Yolcu, mektubunda tuvaletten gelen dezenfektan kokusunun, sürekli sifon sesinin ve diğer yolcuların kişisel alanına tecavüz eden kalçalarının yarattığı rahatsızlığı hicivli bir üslupla dile getiriyor. Hatta kokuyu engellemek ve biraz mahremiyet sağlamak için battaniyeden 'koku kalkanı' inşa etme çabasını bile anlatıyor. Bu durumun, koltuğun ne kadar kötü olduğunu abartmak için sarkastik bir mizah kullandığı belirtiliyor, ancak yine de koltuğun idealden uzak olduğu kabul ediliyor.

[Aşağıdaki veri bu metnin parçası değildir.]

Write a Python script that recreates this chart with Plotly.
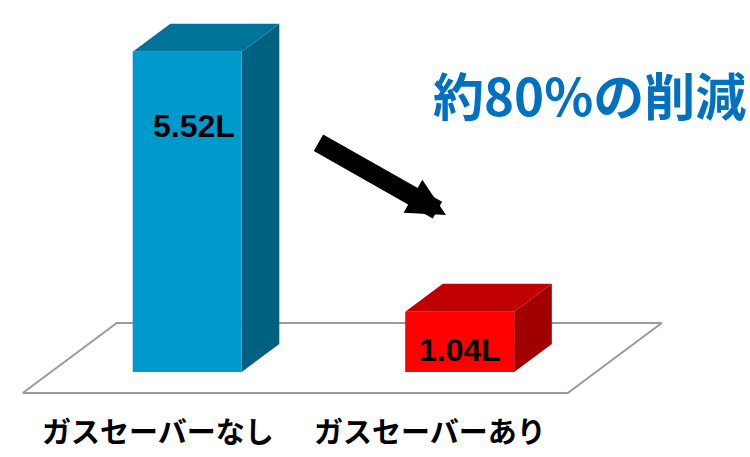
import plotly.graph_objects as go

# --- data ---
categories = ["ガスセーバーなし", "ガスセーバーあり"]
values = [5.52, 1.04]
value_labels = [f"{v:.2f}L" for v in values]
headline = "約80%の削減"

front_colors = ["rgb(0,153,204)", "rgb(255,0,0)"]
top_colors = ["rgb(0,115,155)", "rgb(192,0,0)"]
side_colors = ["rgb(0,96,128)", "rgb(160,0,0)"]

# --- pseudo-3D projection (oblique) ---
DEPTH_X = 0.345   # category units shifted per unit of depth
DEPTH_Y = 1.207   # value units shifted per unit of depth
BAR_HALF = 0.2
D_FRONT, D_BACK = 0.3, 0.7


def proj(x, v, d):
    return x + DEPTH_X * d, v + DEPTH_Y * d


def poly(points, fill, line_color=None, line_width=0):
    xs = [p[0] for p in points] + [points[0][0]]
    ys = [p[1] for p in points] + [points[0][1]]
    return go.Scatter(
        x=xs, y=ys, mode="lines", fill="toself", fillcolor=fill,
        line=dict(color=line_color or fill, width=line_width),
        hoverinfo="skip", showlegend=False,
    )


fig = go.Figure()

# floor plane (value = 0)
floor = [proj(-0.5, 0, 0), proj(1.5, 0, 0), proj(1.5, 0, 1), proj(-0.5, 0, 1)]
fig.add_trace(poly(floor, "white", "rgb(155,155,155)", 2))

# bars: side, top, front faces
for i, v in enumerate(values):
    x0, x1 = i - BAR_HALF, i + BAR_HALF
    side = [proj(x1, 0, D_FRONT), proj(x1, v, D_FRONT), proj(x1, v, D_BACK), proj(x1, 0, D_BACK)]
    top = [proj(x0, v, D_FRONT), proj(x1, v, D_FRONT), proj(x1, v, D_BACK), proj(x0, v, D_BACK)]
    front = [proj(x0, 0, D_FRONT), proj(x1, 0, D_FRONT), proj(x1, v, D_FRONT), proj(x0, v, D_FRONT)]
    fig.add_trace(poly(side, side_colors[i]))
    fig.add_trace(poly(top, top_colors[i]))
    fig.add_trace(poly(front, front_colors[i]))

# value labels on the bars
label_pos = [(0.128, 4.61), (1.105, 0.75)]
for (lx, ly), txt in zip(label_pos, value_labels):
    fig.add_annotation(
        x=lx, y=ly, xref="x", yref="y", text=f"<b>{txt}</b>", showarrow=False,
        font=dict(family="Liberation Sans, Arial", size=32, color="black"),
        xanchor="center", yanchor="middle",
    )

# category labels
for i, c in enumerate(categories):
    fig.add_annotation(
        x=i - 0.005, y=-0.64, xref="x", yref="y", text=f"<b>{c}</b>", showarrow=False,
        font=dict(family="Noto Sans CJK JP", size=29, color="black"),
        xanchor="center", yanchor="middle",
    )

# headline
fig.add_annotation(
    x=589.5 / 750, y=1 - 94 / 457, xref="paper", yref="paper",
    text=f"<b>{headline}</b>", showarrow=False,
    font=dict(family="Noto Sans CJK JP", size=51, color="rgb(0,112,192)"),
    xanchor="center", yanchor="middle",
)

# trend arrow
fig.add_annotation(
    x=446 / 750, y=1 - 215 / 457, xref="paper", yref="paper",
    ax=-129, ay=-73, text="", showarrow=True,
    arrowhead=2, arrowsize=0.4, arrowwidth=19, arrowcolor="black",
)

W, H = 750, 457
PX_PER_CAT, PX_PER_VAL = 272.5, 58.0
X0_PX, Y0_PX = 159.0, 393.0
fig.update_layout(
    width=W, height=H,
    margin=dict(l=0, r=0, t=0, b=0),
    paper_bgcolor="white", plot_bgcolor="white",
    xaxis=dict(range=[-X0_PX / PX_PER_CAT, (W - X0_PX) / PX_PER_CAT], visible=False, fixedrange=True),
    yaxis=dict(range=[-(H - Y0_PX) / PX_PER_VAL, Y0_PX / PX_PER_VAL], visible=False, fixedrange=True),
    showlegend=False,
)

fig.write_html("out.html")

Continental Airlines, mektubun gerçekliğini doğrulamış ve yolcudan özür dilemiştir. Şirket sözcüsü, 29D/E koltuğunun ideal olmadığını kabul etmiş, ancak söz konusu 21 Aralık uçuşunun tamamen dolu olması nedeniyle yolcunun yerinin değiştirilemediğini belirtmiştir. Havayolu, bu tür bir soruna hızlı ve kolay bir çözüm olmadığını, uçak konfigürasyonunun sabit olduğunu ve sorunu 'sifonla yok etmenin' mümkün olmadığını ifade etmiştir. Mektubu yazan yolcunun kimliği ise hala bir sır perdesiyle örtülüdür.
Uçaklarda yolcu deneyiminin, özellikle koltuk yerleşimi gibi basit görünen detayların bile ne kadar kritik olabileceğini ve müşteri memnuniyetini derinden etkileyebileceğini gösteriyor.